In any case, I'm skeptical of CoW for this. The problem is that on today's CPUs any manipulation of memory mappings is just expensive. I'm even more skeptical of loaning w/o CoW -- its semantics rub me very much the wrong way (see ZFS experience with writing through mmaps). So I'm inclined to suspect this path is just not worthwhile for sockets. (sendfile(2) is different because there is no loaning there as the blocks to [read, if not already read, and then] send are in the same address space already.) I'll be very happy to be very wrong about this because indeed, it feels wrong that copying should be faster than loaning, and CoW feels so right.

I should have looked at the source before posting, NetBSD can loan pages to the kernel within sosend().

Uvm used to be really cool, when there was only one core and one memory map.

Then those busybody CPU manufacturers gave us lots of cores, and each core its own TLB, and then we had to trash everybody's TLB whenever somebody re-mapped something.
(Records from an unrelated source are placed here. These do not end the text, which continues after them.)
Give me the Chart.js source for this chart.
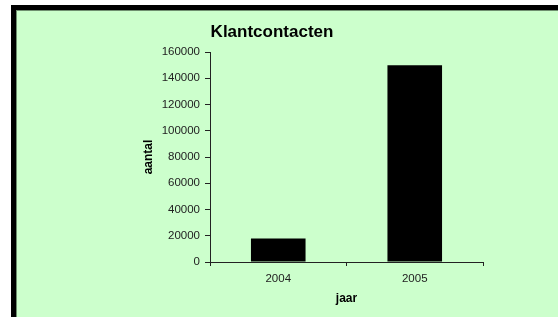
<!DOCTYPE html>
<html>
<head>
<meta charset="utf-8">
<script src="https://cdn.jsdelivr.net/npm/chart.js@4"></script>
<style>
  html, body { margin: 0; padding: 0; background: #ffffff; }
  #wrap { width: 558px; height: 317px; position: relative; }
</style>
</head>
<body>
<div id="wrap"><canvas id="c" width="558" height="317"></canvas></div>
<script>
// ---- data ----
const categories = ['2004', '2005'];
const contactValues = [18000, 150000];
const chartTitle = 'Klantcontacten';
const yAxisTitle = 'aantal';
const xAxisTitle = 'jaar';
const yMin = 0;
const yMax = 160000;
const yStep = 20000;

const FONT = '"Liberation Sans", Arial, sans-serif';

const frame = {
  id: 'frame',
  beforeDraw(chart) {
    const ctx = chart.ctx;
    const w = chart.width, h = chart.height;
    ctx.save();
    ctx.fillStyle = '#ffffff';
    ctx.fillRect(0, 0, w, h);
    ctx.fillStyle = '#000000';
    ctx.fillRect(11, 5, w - 11, h - 5);
    ctx.fillStyle = '#6f8f6f';
    ctx.fillRect(16, 10, w - 16, h - 10);
    ctx.fillStyle = '#ccffcc';
    ctx.fillRect(17, 11, w - 17, h - 11);
    ctx.restore();
  }
};

new Chart(document.getElementById('c'), {
  type: 'bar',
  data: {
    labels: categories,
    datasets: [{
      data: contactValues,
      backgroundColor: '#000000',
      borderColor: '#000000',
      borderWidth: 0,
      barPercentage: 0.4,
      categoryPercentage: 1.0
    }]
  },
  plugins: [frame],
  options: {
    responsive: false,
    animation: false,
    devicePixelRatio: 1,
    layout: { padding: { left: 61, right: 75, top: 10, bottom: 0 } },
    plugins: {
      legend: { display: false },
      tooltip: { enabled: false },
      title: {
        display: true,
        text: chartTitle,
        color: '#000000',
        font: { family: FONT, size: 17, weight: 'bold' },
        padding: { top: 12, bottom: 9.6 }
      }
    },
    scales: {
      x: {
        grid: { display: true, drawOnChartArea: false, drawTicks: true, tickLength: 4, color: '#222', offset: true },
        border: { display: true, color: '#222', width: 1 },
        ticks: { color: '#222', font: { family: FONT, size: 11.5 }, padding: 6, maxRotation: 0 },
        title: { display: true, text: xAxisTitle, color: '#000', font: { family: FONT, size: 12, weight: 'bold' }, padding: { top: 0, bottom: 11 } },
        afterFit(scale) { scale.height = 55; }
      },
      y: {
        min: yMin,
        max: yMax,
        grid: { display: true, drawOnChartArea: false, drawTicks: true, tickLength: 5, color: '#222' },
        border: { display: true, color: '#222', width: 1 },
        ticks: { stepSize: yStep, color: '#222', font: { family: FONT, size: 11.5 }, padding: 5, callback: (v) => String(v) },
        title: { display: true, text: yAxisTitle, color: '#000', font: { family: FONT, size: 12, weight: 'bold' }, padding: { top: 80.8, bottom: 0 } },
        afterFit(scale) { scale.width = 149; }
      }
    }
  }
});
</script>
</body>
</html>
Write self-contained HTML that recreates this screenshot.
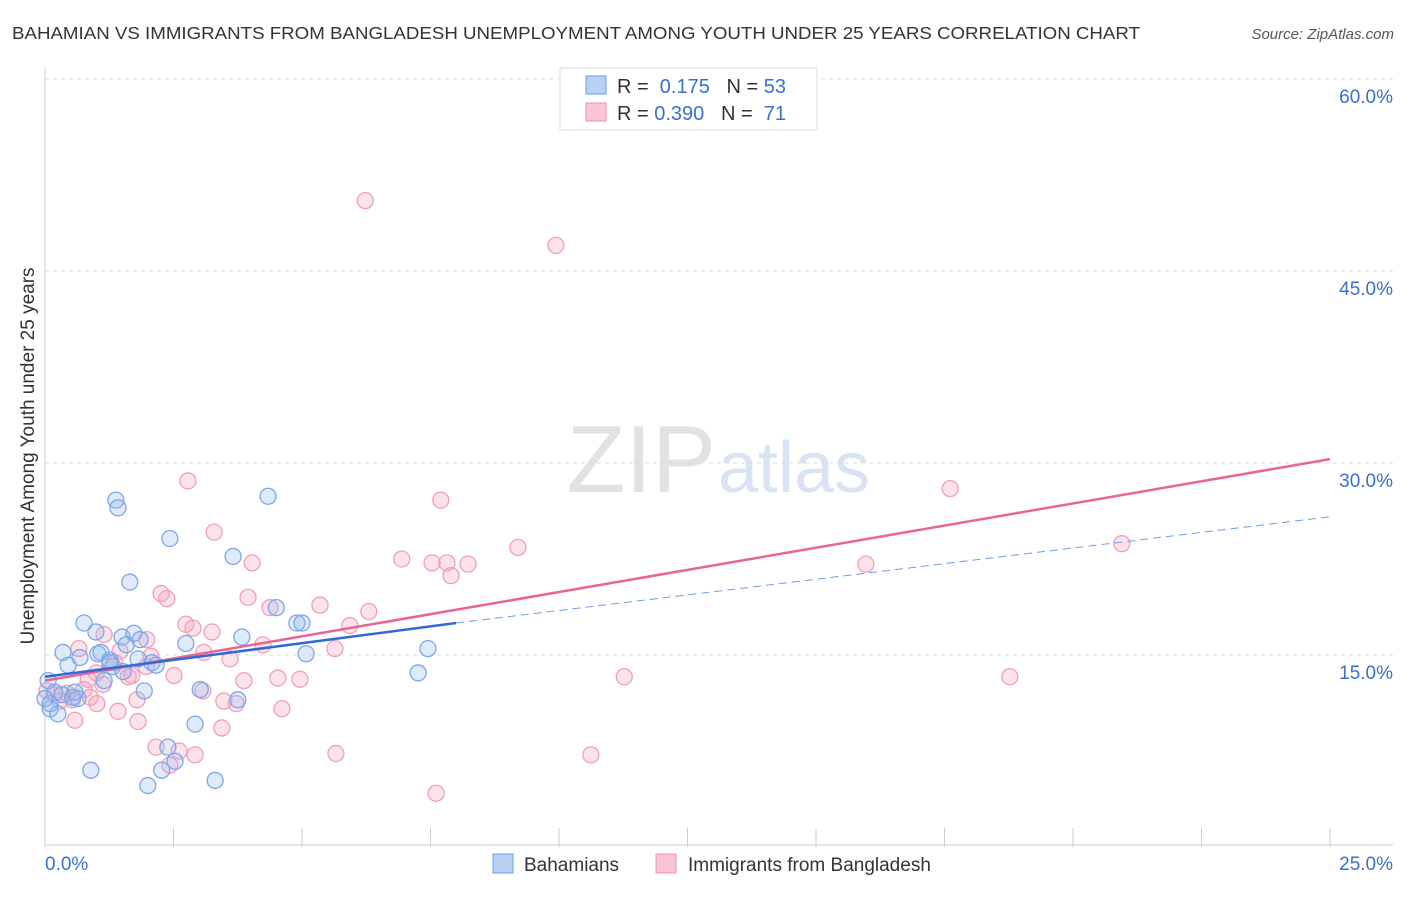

That made working by flapping page mappings slow everything else down, and UVM became a specialist technique for embedded systems small enough to have just one core, but big enough to have mapped memory.

Meanwhile, memory systems have got better and better at copying -- mostly just by adding bandwidth, but also by having lots of registers to slurp bytes into and spew out elsewhere -- to the point that gymnastics to avoid copying are often slower than just copying.